GIVEN EXERCISE:
Starting at the first line of the listing below, repeat each line up to and including the one containing "clarks_gaps = []". Leave out pictures.

■ ■ ■ ■ ■

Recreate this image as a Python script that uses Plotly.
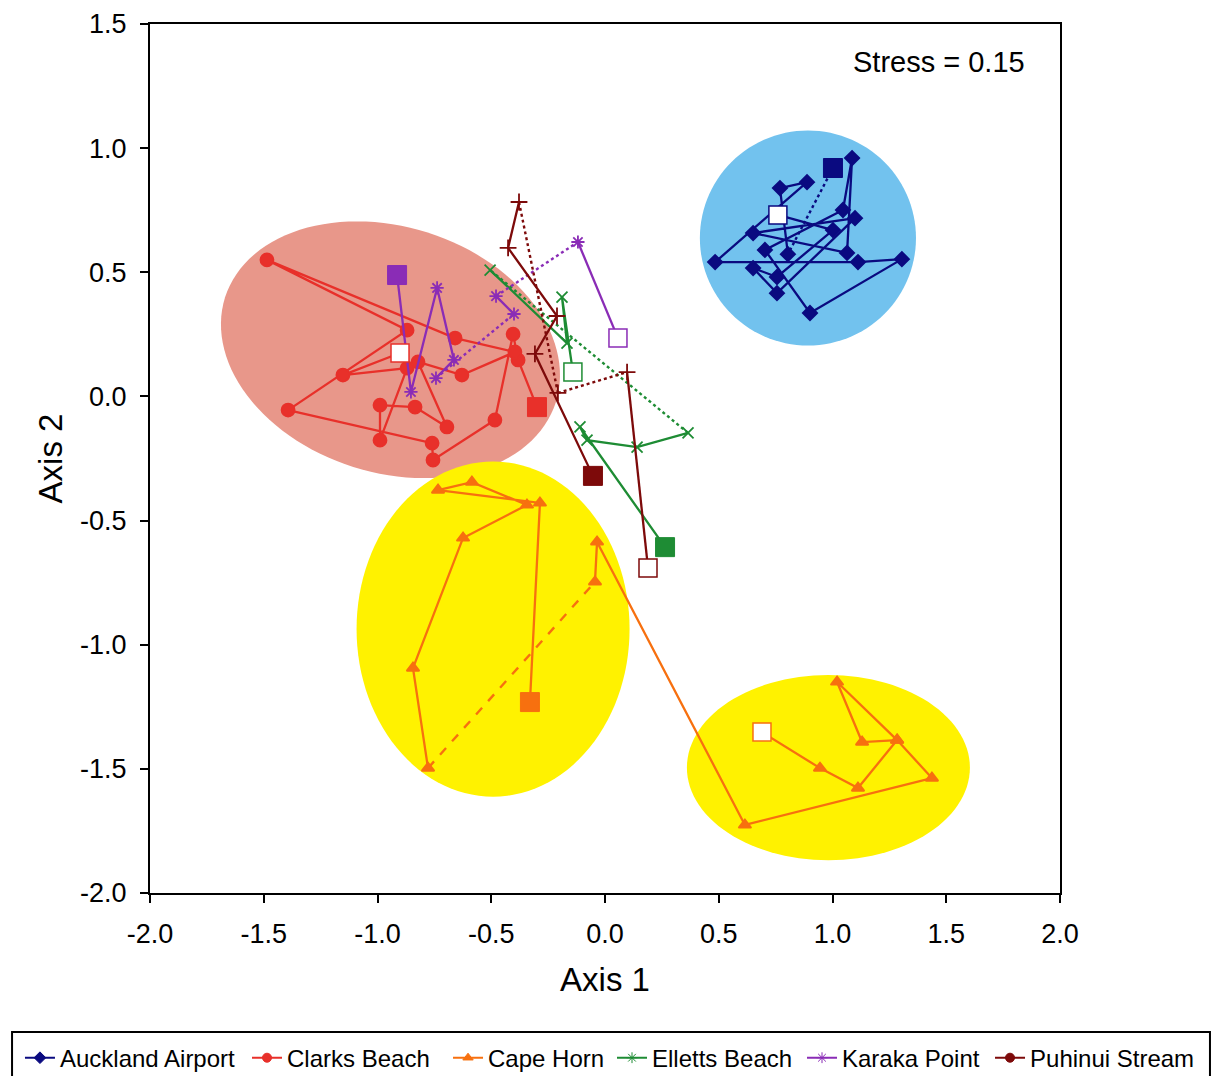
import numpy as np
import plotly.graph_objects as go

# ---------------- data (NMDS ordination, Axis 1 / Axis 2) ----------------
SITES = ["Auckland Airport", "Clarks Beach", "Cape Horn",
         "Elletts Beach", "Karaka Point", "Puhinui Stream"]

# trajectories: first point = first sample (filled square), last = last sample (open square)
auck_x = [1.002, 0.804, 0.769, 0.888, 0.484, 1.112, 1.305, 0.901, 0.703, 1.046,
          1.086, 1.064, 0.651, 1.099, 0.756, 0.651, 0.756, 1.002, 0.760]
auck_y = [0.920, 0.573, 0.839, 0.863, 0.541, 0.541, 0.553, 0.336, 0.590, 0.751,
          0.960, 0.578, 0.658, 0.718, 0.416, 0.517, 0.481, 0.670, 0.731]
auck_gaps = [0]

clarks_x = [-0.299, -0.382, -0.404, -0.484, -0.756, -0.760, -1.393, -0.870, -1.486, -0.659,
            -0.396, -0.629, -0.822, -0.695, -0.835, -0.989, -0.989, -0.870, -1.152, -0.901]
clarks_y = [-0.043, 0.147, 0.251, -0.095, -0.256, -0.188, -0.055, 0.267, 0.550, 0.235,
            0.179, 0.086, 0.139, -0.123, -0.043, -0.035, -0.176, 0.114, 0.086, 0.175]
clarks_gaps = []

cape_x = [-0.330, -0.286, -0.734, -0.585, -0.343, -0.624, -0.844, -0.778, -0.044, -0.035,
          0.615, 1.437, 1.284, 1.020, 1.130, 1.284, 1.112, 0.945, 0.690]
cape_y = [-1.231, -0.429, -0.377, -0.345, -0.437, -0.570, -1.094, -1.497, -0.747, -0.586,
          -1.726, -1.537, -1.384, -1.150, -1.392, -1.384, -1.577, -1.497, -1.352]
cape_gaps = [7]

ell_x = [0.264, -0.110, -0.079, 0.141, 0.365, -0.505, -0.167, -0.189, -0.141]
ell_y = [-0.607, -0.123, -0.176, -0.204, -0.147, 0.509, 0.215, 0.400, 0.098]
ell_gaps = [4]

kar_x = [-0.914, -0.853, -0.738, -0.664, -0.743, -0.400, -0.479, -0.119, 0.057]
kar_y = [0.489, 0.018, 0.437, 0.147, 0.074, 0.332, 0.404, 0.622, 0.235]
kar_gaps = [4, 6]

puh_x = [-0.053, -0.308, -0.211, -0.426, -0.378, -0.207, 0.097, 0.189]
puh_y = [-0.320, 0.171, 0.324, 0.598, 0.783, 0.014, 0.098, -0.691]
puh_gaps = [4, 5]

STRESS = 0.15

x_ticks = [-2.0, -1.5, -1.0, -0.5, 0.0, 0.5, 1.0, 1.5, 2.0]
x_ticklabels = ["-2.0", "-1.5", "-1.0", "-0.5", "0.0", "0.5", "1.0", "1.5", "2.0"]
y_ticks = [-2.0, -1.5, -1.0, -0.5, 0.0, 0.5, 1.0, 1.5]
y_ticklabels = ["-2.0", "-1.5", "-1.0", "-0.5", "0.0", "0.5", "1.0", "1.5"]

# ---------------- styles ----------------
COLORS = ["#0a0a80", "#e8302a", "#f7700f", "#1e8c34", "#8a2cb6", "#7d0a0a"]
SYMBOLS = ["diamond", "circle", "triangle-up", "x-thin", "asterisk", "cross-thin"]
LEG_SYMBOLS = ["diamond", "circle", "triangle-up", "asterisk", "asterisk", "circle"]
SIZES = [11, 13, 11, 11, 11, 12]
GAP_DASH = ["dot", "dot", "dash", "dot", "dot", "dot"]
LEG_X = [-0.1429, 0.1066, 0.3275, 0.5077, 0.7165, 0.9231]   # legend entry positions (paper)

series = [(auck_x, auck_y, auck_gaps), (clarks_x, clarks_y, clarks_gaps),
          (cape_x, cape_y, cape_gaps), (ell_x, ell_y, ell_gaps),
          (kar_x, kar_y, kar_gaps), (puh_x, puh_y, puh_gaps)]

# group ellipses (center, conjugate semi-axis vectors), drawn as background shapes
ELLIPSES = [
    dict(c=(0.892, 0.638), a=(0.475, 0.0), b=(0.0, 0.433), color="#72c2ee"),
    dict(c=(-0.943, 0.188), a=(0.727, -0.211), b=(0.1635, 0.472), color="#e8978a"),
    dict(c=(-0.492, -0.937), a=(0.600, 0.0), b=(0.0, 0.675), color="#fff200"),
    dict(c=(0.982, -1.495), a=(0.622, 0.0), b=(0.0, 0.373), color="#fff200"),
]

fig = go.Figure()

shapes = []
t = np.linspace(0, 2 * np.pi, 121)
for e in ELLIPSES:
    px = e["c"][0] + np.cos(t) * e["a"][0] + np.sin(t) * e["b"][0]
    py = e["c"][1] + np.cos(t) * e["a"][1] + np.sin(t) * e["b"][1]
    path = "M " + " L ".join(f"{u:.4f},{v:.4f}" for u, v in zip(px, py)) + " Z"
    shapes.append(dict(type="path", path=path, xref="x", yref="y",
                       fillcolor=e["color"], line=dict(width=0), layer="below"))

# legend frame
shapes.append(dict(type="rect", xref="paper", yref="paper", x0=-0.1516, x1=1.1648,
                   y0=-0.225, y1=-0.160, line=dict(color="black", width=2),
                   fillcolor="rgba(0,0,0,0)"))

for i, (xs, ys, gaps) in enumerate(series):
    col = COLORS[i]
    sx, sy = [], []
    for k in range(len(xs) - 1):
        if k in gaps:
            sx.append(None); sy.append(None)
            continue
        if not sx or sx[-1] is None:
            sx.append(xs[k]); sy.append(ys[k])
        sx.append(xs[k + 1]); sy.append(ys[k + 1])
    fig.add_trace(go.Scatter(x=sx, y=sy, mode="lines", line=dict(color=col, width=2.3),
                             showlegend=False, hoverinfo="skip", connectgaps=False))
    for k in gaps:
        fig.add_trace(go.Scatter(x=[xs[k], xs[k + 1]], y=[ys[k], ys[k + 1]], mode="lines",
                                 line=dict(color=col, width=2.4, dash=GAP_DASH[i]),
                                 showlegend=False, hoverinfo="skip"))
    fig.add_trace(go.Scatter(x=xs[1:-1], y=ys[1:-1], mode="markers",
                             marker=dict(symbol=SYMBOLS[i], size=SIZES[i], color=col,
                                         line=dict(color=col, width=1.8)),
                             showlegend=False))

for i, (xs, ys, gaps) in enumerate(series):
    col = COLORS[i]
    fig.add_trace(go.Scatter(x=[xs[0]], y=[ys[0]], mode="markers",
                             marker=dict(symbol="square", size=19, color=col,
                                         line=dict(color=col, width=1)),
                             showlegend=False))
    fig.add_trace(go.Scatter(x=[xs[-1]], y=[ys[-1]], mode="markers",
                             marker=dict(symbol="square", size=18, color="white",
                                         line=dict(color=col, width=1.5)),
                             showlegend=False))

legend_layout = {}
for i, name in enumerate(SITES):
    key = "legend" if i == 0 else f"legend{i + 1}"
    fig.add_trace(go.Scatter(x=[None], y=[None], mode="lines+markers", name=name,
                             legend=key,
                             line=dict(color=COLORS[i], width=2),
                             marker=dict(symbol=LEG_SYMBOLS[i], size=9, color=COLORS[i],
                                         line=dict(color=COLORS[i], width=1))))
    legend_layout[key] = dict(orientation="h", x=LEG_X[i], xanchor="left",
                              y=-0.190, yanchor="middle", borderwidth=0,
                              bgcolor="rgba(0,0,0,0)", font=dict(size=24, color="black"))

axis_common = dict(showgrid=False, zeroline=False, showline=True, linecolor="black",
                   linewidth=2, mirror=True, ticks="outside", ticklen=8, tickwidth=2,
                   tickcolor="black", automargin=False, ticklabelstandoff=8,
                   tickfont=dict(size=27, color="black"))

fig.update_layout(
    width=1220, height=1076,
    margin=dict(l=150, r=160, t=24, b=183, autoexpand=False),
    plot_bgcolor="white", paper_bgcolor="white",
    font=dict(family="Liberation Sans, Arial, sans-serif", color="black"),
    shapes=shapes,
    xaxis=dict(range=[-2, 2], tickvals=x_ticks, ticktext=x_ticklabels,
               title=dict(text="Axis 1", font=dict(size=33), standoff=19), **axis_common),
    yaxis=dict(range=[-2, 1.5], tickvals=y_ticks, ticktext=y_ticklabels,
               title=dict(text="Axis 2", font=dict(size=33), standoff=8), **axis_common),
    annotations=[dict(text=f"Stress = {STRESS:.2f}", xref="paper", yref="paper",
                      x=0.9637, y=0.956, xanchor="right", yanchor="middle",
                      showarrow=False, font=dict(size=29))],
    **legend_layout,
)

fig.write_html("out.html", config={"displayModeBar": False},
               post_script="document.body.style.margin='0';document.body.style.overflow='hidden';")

■ ■ ■ ■ ■

WRITTEN RESPONSE:
Recreate this image as a Python script that uses Plotly.
import numpy as np
import plotly.graph_objects as go

# ---------------- data (NMDS ordination, Axis 1 / Axis 2) ----------------
SITES = ["Auckland Airport", "Clarks Beach", "Cape Horn",
         "Elletts Beach", "Karaka Point", "Puhinui Stream"]

# trajectories: first point = first sample (filled square), last = last sample (open square)
auck_x = [1.002, 0.804, 0.769, 0.888, 0.484, 1.112, 1.305, 0.901, 0.703, 1.046,
          1.086, 1.064, 0.651, 1.099, 0.756, 0.651, 0.756, 1.002, 0.760]
auck_y = [0.920, 0.573, 0.839, 0.863, 0.541, 0.541, 0.553, 0.336, 0.590, 0.751,
          0.960, 0.578, 0.658, 0.718, 0.416, 0.517, 0.481, 0.670, 0.731]
auck_gaps = [0]

clarks_x = [-0.299, -0.382, -0.404, -0.484, -0.756, -0.760, -1.393, -0.870, -1.486, -0.659,
            -0.396, -0.629, -0.822, -0.695, -0.835, -0.989, -0.989, -0.870, -1.152, -0.901]
clarks_y = [-0.043, 0.147, 0.251, -0.095, -0.256, -0.188, -0.055, 0.267, 0.550, 0.235,
            0.179, 0.086, 0.139, -0.123, -0.043, -0.035, -0.176, 0.114, 0.086, 0.175]
clarks_gaps = []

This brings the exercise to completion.